Work to do: Return every line below as is, leaving out the pictures.

Source excerpt:

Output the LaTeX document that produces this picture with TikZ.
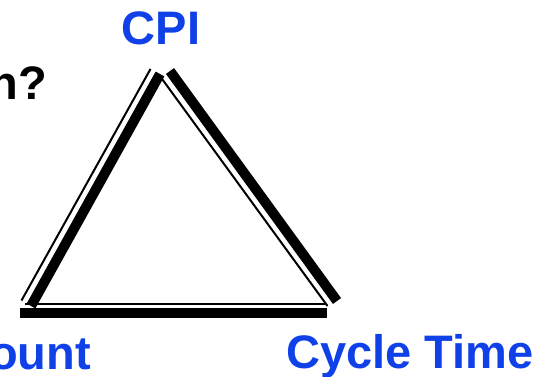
\documentclass[tikz,border=0pt]{standalone}
\usepackage{fontspec}
\setmainfont{Liberation Sans}
\definecolor{lblue}{RGB}{16,64,232}
\begin{document}
\begin{tikzpicture}[x=1pt,y=-1pt,
  thickside/.style={line width=10pt, line cap=butt},
  thinside/.style={line width=2pt, line cap=butt},
  lbl/.style={font=\fontsize{47}{50}\selectfont\bfseries, text=lblue, inner sep=0pt},
  blk/.style={font=\fontsize{47}{50}\selectfont\bfseries, text=black, inner sep=0pt},
]
\useasboundingbox (0,0) rectangle (559,377);
\clip (0,0) rectangle (559,377);
% triangle corners (thick)
\coordinate (lb) at (31,306);
\coordinate (lt) at (160,74);
\coordinate (rt) at (170,71);
\coordinate (rb) at (337,301);
\coordinate (bl) at (20,313);
\coordinate (br) at (327,313);
% thin companions
\coordinate (tlb) at (21.5,300.5);
\coordinate (tlt) at (150.5,69);
\coordinate (trt) at (161,77.5);
\coordinate (trb) at (327.5,306);
\coordinate (tbl) at (25,304);
\coordinate (tbr) at (325,304);
\draw[thickside] (lb) -- (lt);
\draw[thickside] (rt) -- (rb);
\draw[thickside] (bl) -- (br);
\draw[thinside] (tlb) -- (tlt);
\draw[thinside] (trt) -- (trb);
\draw[thinside] (tbl) -- (tbr);
% labels
\node[lbl, anchor=base] (cpi) at (161,45) {CPI};
\node[lbl, anchor=base west] (ct) at (286,368) {Cycle Time};
\node[lbl, anchor=base east] (ic) at (91,369) {ount};
\node[blk, anchor=base east] (q) at (47,100) {n?};
\end{tikzpicture}
\end{document}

Response to this task:
Output the LaTeX document that produces this picture with TikZ.
\documentclass[tikz,border=0pt]{standalone}
\usepackage{fontspec}
\setmainfont{Liberation Sans}
\definecolor{lblue}{RGB}{16,64,232}
\begin{document}
\begin{tikzpicture}[x=1pt,y=-1pt,
  thickside/.style={line width=10pt, line cap=butt},
  thinside/.style={line width=2pt, line cap=butt},
  lbl/.style={font=\fontsize{47}{50}\selectfont\bfseries, text=lblue, inner sep=0pt},
  blk/.style={font=\fontsize{47}{50}\selectfont\bfseries, text=black, inner sep=0pt},
]
\useasboundingbox (0,0) rectangle (559,377);
\clip (0,0) rectangle (559,377);
% triangle corners (thick)
\coordinate (lb) at (31,306);
\coordinate (lt) at (160,74);
\coordinate (rt) at (170,71);
\coordinate (rb) at (337,301);
\coordinate (bl) at (20,313);
\coordinate (br) at (327,313);
% thin companions
\coordinate (tlb) at (21.5,300.5);
\coordinate (tlt) at (150.5,69);
\coordinate (trt) at (161,77.5);
\coordinate (trb) at (327.5,306);
\coordinate (tbl) at (25,304);
\coordinate (tbr) at (325,304);
\draw[thickside] (lb) -- (lt);
\draw[thickside] (rt) -- (rb);
\draw[thickside] (bl) -- (br);
\draw[thinside] (tlb) -- (tlt);
\draw[thinside] (trt) -- (trb);
\draw[thinside] (tbl) -- (tbr);
% labels
\node[lbl, anchor=base] (cpi) at (161,45) {CPI};
\node[lbl, anchor=base west] (ct) at (286,368) {Cycle Time};
\node[lbl, anchor=base east] (ic) at (91,369) {ount};
\node[blk, anchor=base east] (q) at (47,100) {n?};
\end{tikzpicture}
\end{document}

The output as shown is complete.